──────── Excerpted records ────────
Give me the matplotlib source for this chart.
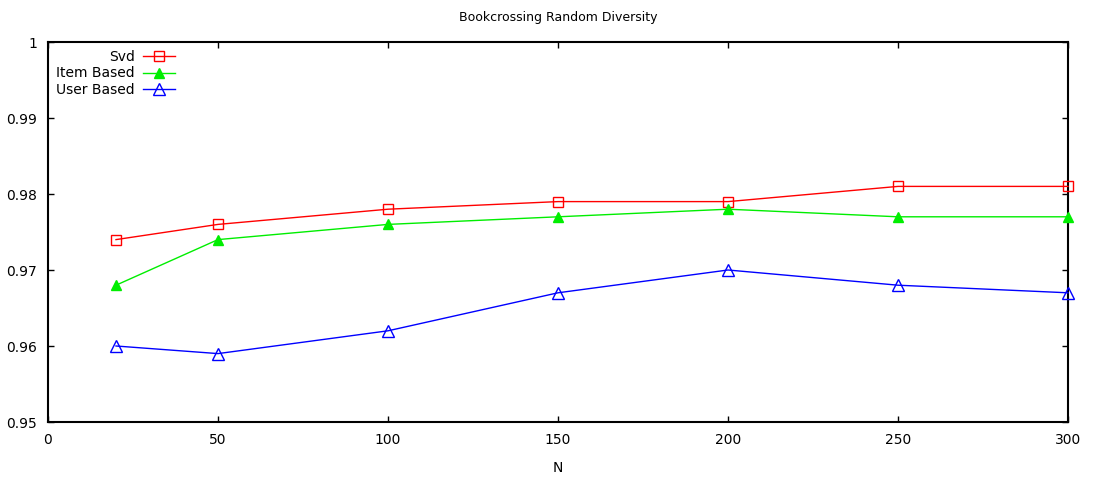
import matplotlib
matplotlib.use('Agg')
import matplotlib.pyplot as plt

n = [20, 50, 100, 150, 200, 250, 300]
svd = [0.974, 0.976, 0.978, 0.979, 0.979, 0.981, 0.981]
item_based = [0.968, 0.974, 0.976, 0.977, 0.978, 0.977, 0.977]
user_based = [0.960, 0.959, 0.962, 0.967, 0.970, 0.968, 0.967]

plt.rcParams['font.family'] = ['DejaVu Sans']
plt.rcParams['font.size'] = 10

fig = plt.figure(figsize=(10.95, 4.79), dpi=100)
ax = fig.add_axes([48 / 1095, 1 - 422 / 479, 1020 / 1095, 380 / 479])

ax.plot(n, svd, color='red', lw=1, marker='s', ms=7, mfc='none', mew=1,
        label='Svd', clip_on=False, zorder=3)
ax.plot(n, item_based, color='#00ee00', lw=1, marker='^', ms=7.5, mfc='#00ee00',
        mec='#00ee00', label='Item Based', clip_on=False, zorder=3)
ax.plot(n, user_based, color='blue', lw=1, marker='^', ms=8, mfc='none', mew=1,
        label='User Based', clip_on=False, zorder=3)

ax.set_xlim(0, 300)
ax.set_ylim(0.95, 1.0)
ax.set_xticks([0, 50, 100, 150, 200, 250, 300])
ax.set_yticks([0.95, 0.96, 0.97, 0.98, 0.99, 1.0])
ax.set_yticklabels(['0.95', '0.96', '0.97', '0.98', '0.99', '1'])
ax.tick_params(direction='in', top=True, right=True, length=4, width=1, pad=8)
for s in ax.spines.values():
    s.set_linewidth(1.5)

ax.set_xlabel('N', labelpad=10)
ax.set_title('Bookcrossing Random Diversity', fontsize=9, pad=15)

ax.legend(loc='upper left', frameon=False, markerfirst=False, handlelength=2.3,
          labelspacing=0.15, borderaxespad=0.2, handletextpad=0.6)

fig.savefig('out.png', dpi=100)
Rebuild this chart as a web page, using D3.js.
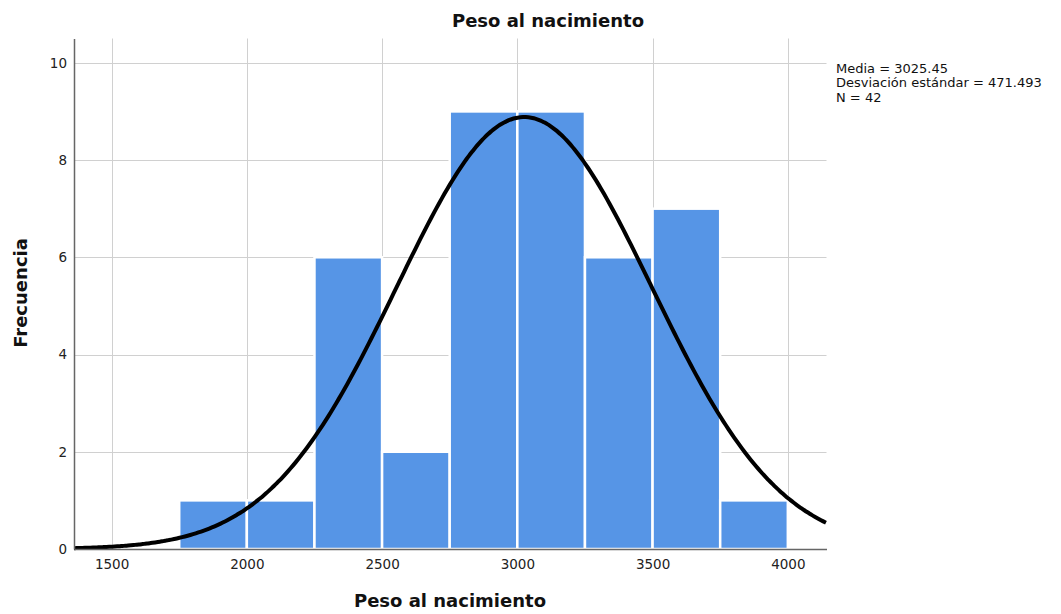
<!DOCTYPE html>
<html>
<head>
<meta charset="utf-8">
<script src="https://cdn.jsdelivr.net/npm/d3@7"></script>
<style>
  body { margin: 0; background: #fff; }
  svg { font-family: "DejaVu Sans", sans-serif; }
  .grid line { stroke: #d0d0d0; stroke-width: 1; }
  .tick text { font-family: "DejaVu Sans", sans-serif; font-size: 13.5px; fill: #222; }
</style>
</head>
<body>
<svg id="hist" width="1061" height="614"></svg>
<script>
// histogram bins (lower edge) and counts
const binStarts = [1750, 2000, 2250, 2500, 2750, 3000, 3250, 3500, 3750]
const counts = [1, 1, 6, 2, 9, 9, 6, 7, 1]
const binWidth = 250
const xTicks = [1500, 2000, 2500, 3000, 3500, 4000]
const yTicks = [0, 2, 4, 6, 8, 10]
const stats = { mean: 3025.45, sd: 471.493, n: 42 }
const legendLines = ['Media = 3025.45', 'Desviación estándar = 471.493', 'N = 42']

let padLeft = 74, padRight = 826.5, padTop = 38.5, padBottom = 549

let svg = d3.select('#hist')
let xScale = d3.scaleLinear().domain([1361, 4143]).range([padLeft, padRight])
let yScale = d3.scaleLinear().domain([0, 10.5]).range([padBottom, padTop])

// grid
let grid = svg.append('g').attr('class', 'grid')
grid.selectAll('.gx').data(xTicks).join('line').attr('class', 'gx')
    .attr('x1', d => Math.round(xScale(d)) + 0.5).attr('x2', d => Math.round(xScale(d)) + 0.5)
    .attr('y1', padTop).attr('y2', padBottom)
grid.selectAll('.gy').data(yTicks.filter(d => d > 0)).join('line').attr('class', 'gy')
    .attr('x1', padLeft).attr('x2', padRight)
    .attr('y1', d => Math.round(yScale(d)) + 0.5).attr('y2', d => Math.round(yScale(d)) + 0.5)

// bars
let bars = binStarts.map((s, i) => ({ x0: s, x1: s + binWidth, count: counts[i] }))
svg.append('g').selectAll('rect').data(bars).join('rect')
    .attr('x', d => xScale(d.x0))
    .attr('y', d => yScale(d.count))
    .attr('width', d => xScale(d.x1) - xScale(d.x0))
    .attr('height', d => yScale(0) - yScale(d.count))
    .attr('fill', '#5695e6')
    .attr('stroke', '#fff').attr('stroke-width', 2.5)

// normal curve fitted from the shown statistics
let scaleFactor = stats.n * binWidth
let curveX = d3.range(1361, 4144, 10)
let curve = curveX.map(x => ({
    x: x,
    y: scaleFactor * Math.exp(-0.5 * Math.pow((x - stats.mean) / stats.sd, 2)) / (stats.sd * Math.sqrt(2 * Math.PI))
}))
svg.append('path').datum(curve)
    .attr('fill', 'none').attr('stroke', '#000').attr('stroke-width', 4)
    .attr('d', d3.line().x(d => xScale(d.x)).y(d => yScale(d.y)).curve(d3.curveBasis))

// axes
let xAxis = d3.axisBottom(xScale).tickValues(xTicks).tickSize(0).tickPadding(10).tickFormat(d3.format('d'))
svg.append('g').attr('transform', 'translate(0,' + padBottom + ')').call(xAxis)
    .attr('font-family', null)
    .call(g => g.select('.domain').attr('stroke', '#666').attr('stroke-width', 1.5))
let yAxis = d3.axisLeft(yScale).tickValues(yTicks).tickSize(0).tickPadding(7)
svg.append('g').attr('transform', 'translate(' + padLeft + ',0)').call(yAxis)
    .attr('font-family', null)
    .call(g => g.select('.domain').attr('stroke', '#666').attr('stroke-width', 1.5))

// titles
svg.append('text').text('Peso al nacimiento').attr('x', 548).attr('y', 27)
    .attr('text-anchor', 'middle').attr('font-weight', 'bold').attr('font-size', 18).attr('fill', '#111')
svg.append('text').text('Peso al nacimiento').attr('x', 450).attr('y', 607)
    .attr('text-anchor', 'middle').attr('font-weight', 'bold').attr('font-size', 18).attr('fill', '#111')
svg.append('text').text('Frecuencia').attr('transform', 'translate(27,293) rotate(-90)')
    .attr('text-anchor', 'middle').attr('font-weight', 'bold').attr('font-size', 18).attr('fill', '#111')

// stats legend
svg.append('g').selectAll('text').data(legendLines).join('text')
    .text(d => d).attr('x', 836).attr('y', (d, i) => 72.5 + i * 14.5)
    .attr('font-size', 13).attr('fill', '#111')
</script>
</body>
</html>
────────
# Directions for this task:
Reproduce only the lines of the records from the start up to and including the line that holds "label='User Based', clip_on=False, zorder=3)"; do not carry over any picture.

# Response to the task:
Give me the matplotlib source for this chart.
import matplotlib
matplotlib.use('Agg')
import matplotlib.pyplot as plt

n = [20, 50, 100, 150, 200, 250, 300]
svd = [0.974, 0.976, 0.978, 0.979, 0.979, 0.981, 0.981]
item_based = [0.968, 0.974, 0.976, 0.977, 0.978, 0.977, 0.977]
user_based = [0.960, 0.959, 0.962, 0.967, 0.970, 0.968, 0.967]

plt.rcParams['font.family'] = ['DejaVu Sans']
plt.rcParams['font.size'] = 10

fig = plt.figure(figsize=(10.95, 4.79), dpi=100)
ax = fig.add_axes([48 / 1095, 1 - 422 / 479, 1020 / 1095, 380 / 479])

ax.plot(n, svd, color='red', lw=1, marker='s', ms=7, mfc='none', mew=1,
        label='Svd', clip_on=False, zorder=3)
ax.plot(n, item_based, color='#00ee00', lw=1, marker='^', ms=7.5, mfc='#00ee00',
        mec='#00ee00', label='Item Based', clip_on=False, zorder=3)
ax.plot(n, user_based, color='blue', lw=1, marker='^', ms=8, mfc='none', mew=1,
        label='User Based', clip_on=False, zorder=3)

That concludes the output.